TASK DESCRIPTION:
Go through the data below and gather each line containing "Python".

STORED RECORDS:
* * * *
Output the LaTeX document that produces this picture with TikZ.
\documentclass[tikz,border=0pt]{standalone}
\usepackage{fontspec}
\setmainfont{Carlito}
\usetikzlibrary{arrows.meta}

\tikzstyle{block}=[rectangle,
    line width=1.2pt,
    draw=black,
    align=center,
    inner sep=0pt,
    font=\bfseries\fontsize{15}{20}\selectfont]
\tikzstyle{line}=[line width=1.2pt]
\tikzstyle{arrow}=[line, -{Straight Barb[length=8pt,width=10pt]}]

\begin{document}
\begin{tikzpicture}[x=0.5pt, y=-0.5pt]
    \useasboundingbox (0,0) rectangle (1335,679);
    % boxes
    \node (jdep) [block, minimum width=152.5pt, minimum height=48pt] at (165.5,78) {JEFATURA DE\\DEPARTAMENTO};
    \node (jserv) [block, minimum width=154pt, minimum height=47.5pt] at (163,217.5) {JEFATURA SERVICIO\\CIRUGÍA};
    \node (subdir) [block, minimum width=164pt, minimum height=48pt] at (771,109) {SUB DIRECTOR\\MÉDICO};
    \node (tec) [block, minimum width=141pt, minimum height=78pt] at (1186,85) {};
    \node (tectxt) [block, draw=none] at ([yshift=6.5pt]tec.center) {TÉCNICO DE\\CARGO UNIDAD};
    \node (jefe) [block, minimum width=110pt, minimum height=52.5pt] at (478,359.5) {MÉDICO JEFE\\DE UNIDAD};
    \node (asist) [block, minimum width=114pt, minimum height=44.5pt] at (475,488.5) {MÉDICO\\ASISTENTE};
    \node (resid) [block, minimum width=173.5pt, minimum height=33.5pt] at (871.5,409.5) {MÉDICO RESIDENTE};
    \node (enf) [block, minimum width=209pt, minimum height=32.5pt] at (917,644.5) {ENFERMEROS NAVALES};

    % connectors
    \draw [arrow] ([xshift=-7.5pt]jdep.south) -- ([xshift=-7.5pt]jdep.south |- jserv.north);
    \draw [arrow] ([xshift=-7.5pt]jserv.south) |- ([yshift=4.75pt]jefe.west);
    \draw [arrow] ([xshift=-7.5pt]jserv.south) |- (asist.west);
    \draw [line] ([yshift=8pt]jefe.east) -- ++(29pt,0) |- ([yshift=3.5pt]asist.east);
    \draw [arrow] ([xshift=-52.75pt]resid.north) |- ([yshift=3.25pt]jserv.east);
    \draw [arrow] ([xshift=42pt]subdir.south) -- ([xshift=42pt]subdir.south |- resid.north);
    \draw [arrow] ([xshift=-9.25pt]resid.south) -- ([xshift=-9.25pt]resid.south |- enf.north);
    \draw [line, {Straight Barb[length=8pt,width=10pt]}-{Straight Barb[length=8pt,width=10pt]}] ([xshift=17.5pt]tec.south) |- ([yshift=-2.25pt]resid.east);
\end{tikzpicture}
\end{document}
* * * *
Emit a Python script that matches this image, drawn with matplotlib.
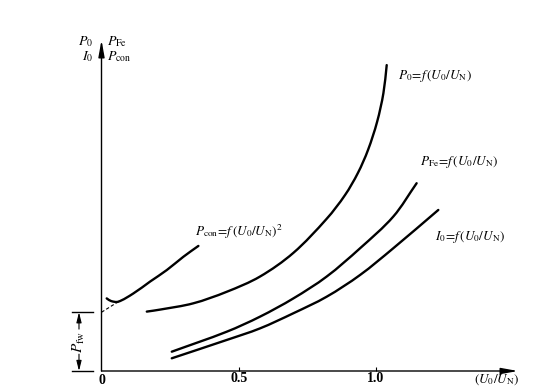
* * * *
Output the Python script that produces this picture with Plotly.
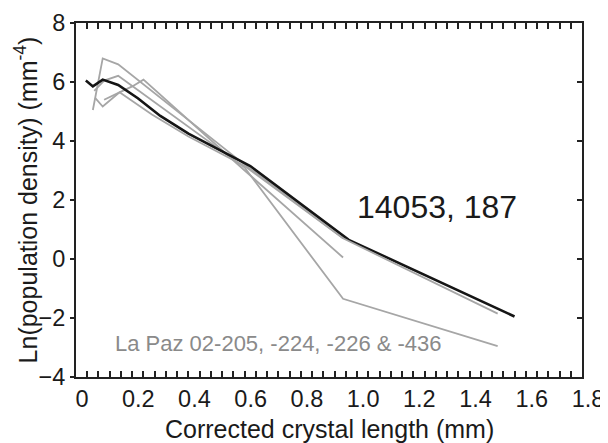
* * * *
THE COMPLETED TASK:
Emit a Python script that matches this image, drawn with matplotlib.
Output the Python script that produces this picture with Plotly.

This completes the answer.